Calls are growing for an inquiry into the operation of Crown Resorts’ Melbourne casino after a NSW probe found the gaming giant suffered “corporate arrogance”.

Push for inquiry into Crown’s Melbourne casino

James Packer's Crown Resorts is facing the prospect of powerful judicial inquiry into whether it should be able to operate its Melbourne casino following the damning findings of a New South Wales probe.

Calls for a more rigorous interrogation of Crown's Melbourne facility follow a New South Wales government inquiry concluding the gaming giant was not a "suitable person" to operate a casino in its new $2.2 billion tower at Barangaroo in Sydney.

The final report from former Supreme Court judge Patricia Bergin said Crown suffered "corporate arrogance" and needed to make sweeping changes if it was to be considered an appropriate casino licence holder.

Such changes include forcing Mr Packer to sell down his 36.7 per cent stake in Crown - unless he receives approval to maintain the stake from a proposed new, more powerful casino regulatory body - and the resignation of the company's chief executive.

Crown board member and former AFL boss Andrew Demetriou and Packer nominee director Michael Johnston should also stand down from the Crown board, the NSW report said.

The findings represent a heavy business and personal blow to Mr Packer, who had conceptualised the Barangaroo casino as a capstone achievement for his company and the realisation of a decades-long ambition.

 

James Packer and Andrew Demetriou in Melbourne. Picture: Aaron Francis
James Packer and Andrew Demetriou in Melbourne. Picture: Aaron Francis

 

The blow comes as the ­Victorian Commission for Gambling and Liquor Regulation prepares to probe whether Crown Resorts is suitable to operate its ­Southbank complex.

The state opposition on Tuesday said the findings of the Bergin inquiry had "enormous ramifications" for Crown's Melbourne casino and should be of concern to every Victorian.

It called on the state government to establish an independent judicial inquiry to examine whether Crown should be stripped of its Melbourne casino licence, saying the local regulator was not up to the task.

"A thorough investigation into Crown's Melbourne licence must now be undertaken - not the tick and flick approval process undertaken by the regulator," opposition spokeswoman for gaming and liquor Steph Ryan said. "In contrast with NSW, (Victorian Premier) Daniel Andrews has refused to undertake any kind of investigation into Crown and our regulator has become a lapdog instead of a watchdog," she said

Victorian Greens leader Samantha Ratnam said Crown "should be stripped of its Victorian licence immediately".

Daniel Andrews said the government in December brought forward its regular five-year review of Crown's Melbourne licence by two years.
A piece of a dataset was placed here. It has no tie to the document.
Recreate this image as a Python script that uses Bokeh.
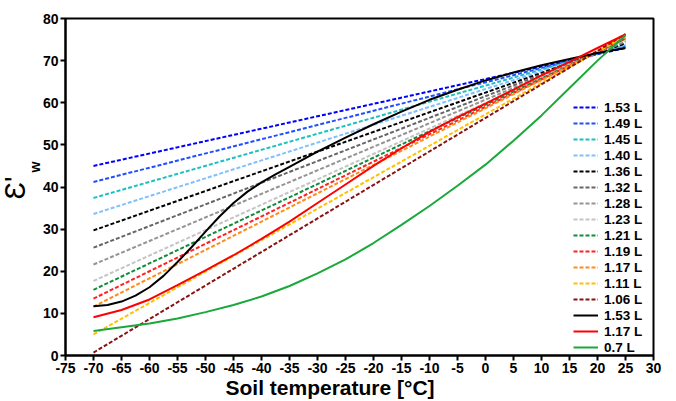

Speaking ahead of the release of the Bergin ­inquiry, the Premier said the government would review its findings.

"We'll look at the report when that's handed down," he said on Tuesday.

The Bergin inquiry was launched after media reports alleged Crown turned a blind eye to money laundering and ignored risks posed to staff in China who were later arrested for breaching local gambling ­promotion laws.

The final report, tabled in the NSW parliament on Tuesday, said Crown chief executive Ken Barton had maintained a "totally inexplicable" approach towards money-laundering risks.

It also said Mr Demetriou had delivered a "bizarre ­performance" during his ­testimony.